- [GIVEN DATA]:
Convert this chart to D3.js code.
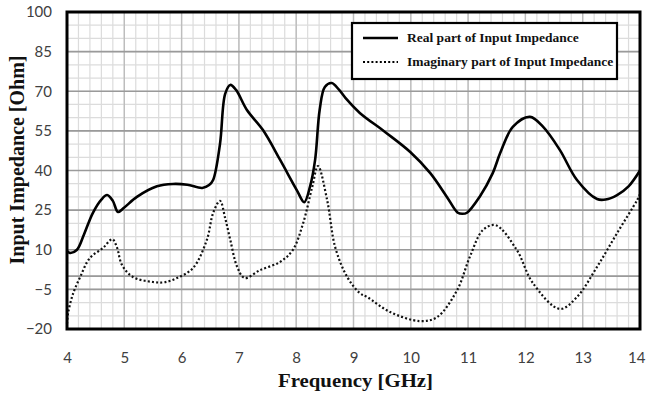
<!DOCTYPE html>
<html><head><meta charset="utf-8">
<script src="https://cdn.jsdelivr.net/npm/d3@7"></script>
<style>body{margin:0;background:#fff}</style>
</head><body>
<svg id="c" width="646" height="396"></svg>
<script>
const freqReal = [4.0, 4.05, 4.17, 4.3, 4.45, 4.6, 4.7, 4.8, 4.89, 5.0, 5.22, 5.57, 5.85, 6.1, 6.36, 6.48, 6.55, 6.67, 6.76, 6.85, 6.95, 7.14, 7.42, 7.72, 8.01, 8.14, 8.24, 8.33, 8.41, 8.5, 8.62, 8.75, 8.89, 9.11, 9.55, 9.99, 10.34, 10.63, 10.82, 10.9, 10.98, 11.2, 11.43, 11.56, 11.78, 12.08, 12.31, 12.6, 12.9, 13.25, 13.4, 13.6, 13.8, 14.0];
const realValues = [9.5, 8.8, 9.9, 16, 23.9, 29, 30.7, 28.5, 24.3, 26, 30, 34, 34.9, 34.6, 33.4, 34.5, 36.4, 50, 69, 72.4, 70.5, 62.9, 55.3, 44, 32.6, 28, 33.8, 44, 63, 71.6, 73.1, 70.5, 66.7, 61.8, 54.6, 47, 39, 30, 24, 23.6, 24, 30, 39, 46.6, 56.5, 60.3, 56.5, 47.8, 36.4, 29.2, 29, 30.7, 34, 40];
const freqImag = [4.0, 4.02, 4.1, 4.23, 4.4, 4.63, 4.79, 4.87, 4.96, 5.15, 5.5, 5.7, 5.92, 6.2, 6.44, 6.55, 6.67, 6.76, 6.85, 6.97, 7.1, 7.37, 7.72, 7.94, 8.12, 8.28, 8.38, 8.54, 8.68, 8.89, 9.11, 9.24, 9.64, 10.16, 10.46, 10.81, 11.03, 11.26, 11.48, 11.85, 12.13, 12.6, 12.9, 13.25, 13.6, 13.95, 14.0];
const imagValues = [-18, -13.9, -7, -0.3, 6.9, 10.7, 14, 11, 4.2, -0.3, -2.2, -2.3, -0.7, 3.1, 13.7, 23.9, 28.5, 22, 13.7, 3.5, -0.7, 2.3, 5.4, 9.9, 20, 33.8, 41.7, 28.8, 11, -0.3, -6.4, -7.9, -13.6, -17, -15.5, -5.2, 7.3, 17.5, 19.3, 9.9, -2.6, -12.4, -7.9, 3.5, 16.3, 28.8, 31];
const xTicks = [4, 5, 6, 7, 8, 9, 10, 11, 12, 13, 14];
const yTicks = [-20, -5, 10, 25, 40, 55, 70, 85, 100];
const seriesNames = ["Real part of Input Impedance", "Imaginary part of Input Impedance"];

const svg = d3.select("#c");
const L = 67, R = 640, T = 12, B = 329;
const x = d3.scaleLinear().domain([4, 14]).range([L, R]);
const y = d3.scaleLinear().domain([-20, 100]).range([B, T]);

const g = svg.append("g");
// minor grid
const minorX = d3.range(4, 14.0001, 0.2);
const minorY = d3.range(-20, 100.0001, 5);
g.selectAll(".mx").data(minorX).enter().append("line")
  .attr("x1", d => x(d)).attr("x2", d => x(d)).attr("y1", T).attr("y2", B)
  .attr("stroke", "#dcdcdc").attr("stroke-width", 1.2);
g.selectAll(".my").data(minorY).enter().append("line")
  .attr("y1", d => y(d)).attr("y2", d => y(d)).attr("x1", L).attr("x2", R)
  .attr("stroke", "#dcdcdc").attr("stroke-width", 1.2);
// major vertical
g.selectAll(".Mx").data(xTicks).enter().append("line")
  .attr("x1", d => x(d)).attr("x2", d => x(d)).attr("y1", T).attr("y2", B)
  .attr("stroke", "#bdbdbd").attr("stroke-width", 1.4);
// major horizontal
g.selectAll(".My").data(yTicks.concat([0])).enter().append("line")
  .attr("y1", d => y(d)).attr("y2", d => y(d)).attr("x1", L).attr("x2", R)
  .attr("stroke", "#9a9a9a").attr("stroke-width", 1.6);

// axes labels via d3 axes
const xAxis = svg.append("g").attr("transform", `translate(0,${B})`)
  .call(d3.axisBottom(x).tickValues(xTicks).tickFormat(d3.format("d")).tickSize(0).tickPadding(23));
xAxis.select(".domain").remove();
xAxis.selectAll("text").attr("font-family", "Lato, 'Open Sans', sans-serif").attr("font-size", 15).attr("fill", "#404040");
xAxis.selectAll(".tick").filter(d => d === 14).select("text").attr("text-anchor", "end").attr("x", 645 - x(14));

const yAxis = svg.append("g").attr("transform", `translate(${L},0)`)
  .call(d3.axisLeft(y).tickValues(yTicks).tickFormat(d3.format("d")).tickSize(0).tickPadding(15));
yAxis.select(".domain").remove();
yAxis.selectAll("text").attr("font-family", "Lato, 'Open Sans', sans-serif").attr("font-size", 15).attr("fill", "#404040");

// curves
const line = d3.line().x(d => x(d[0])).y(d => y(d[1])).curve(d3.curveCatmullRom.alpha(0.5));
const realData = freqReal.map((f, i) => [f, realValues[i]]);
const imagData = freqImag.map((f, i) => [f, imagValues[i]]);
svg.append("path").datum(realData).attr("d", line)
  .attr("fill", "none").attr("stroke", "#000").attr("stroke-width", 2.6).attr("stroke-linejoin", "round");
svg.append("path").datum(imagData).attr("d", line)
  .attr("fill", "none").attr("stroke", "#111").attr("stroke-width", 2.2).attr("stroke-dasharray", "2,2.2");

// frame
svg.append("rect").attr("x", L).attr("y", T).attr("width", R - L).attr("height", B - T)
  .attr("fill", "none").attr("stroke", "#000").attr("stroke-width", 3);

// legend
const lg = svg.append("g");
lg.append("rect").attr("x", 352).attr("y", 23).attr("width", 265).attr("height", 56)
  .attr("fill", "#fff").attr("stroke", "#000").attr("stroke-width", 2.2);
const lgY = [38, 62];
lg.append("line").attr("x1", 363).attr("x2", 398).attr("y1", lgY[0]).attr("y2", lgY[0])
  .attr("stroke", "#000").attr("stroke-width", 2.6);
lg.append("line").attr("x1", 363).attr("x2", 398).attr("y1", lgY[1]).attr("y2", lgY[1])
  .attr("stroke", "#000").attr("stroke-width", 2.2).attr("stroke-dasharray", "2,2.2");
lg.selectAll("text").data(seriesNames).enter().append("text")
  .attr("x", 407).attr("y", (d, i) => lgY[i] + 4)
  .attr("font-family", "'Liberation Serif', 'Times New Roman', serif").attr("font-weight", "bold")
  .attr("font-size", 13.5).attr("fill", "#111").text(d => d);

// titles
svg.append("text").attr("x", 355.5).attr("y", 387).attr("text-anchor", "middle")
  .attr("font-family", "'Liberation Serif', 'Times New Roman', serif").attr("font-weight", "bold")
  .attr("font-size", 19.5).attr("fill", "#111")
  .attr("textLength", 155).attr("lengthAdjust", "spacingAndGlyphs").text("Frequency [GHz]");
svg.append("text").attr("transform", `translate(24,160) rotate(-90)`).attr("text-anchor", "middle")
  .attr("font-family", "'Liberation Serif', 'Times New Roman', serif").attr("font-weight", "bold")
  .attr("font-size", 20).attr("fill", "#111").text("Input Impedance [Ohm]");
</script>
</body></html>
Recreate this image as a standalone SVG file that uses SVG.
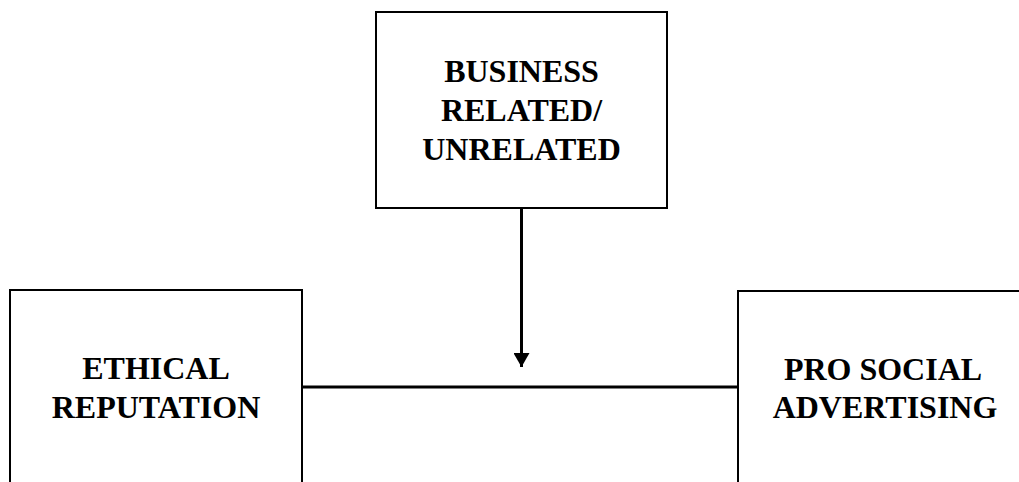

- [PROBLEM TO SOLVE]:
Set down again, exactly, the lines of the material above from its first line to the one with "const y = d3.scaleLinear().domain([-20, 100]).range([B, T]);", inclusive. Leave the pictures out.

- [WRITTEN SOLUTION]:
Convert this chart to D3.js code.
<!DOCTYPE html>
<html><head><meta charset="utf-8">
<script src="https://cdn.jsdelivr.net/npm/d3@7"></script>
<style>body{margin:0;background:#fff}</style>
</head><body>
<svg id="c" width="646" height="396"></svg>
<script>
const freqReal = [4.0, 4.05, 4.17, 4.3, 4.45, 4.6, 4.7, 4.8, 4.89, 5.0, 5.22, 5.57, 5.85, 6.1, 6.36, 6.48, 6.55, 6.67, 6.76, 6.85, 6.95, 7.14, 7.42, 7.72, 8.01, 8.14, 8.24, 8.33, 8.41, 8.5, 8.62, 8.75, 8.89, 9.11, 9.55, 9.99, 10.34, 10.63, 10.82, 10.9, 10.98, 11.2, 11.43, 11.56, 11.78, 12.08, 12.31, 12.6, 12.9, 13.25, 13.4, 13.6, 13.8, 14.0];
const realValues = [9.5, 8.8, 9.9, 16, 23.9, 29, 30.7, 28.5, 24.3, 26, 30, 34, 34.9, 34.6, 33.4, 34.5, 36.4, 50, 69, 72.4, 70.5, 62.9, 55.3, 44, 32.6, 28, 33.8, 44, 63, 71.6, 73.1, 70.5, 66.7, 61.8, 54.6, 47, 39, 30, 24, 23.6, 24, 30, 39, 46.6, 56.5, 60.3, 56.5, 47.8, 36.4, 29.2, 29, 30.7, 34, 40];
const freqImag = [4.0, 4.02, 4.1, 4.23, 4.4, 4.63, 4.79, 4.87, 4.96, 5.15, 5.5, 5.7, 5.92, 6.2, 6.44, 6.55, 6.67, 6.76, 6.85, 6.97, 7.1, 7.37, 7.72, 7.94, 8.12, 8.28, 8.38, 8.54, 8.68, 8.89, 9.11, 9.24, 9.64, 10.16, 10.46, 10.81, 11.03, 11.26, 11.48, 11.85, 12.13, 12.6, 12.9, 13.25, 13.6, 13.95, 14.0];
const imagValues = [-18, -13.9, -7, -0.3, 6.9, 10.7, 14, 11, 4.2, -0.3, -2.2, -2.3, -0.7, 3.1, 13.7, 23.9, 28.5, 22, 13.7, 3.5, -0.7, 2.3, 5.4, 9.9, 20, 33.8, 41.7, 28.8, 11, -0.3, -6.4, -7.9, -13.6, -17, -15.5, -5.2, 7.3, 17.5, 19.3, 9.9, -2.6, -12.4, -7.9, 3.5, 16.3, 28.8, 31];
const xTicks = [4, 5, 6, 7, 8, 9, 10, 11, 12, 13, 14];
const yTicks = [-20, -5, 10, 25, 40, 55, 70, 85, 100];
const seriesNames = ["Real part of Input Impedance", "Imaginary part of Input Impedance"];

const svg = d3.select("#c");
const L = 67, R = 640, T = 12, B = 329;
const x = d3.scaleLinear().domain([4, 14]).range([L, R]);
const y = d3.scaleLinear().domain([-20, 100]).range([B, T]);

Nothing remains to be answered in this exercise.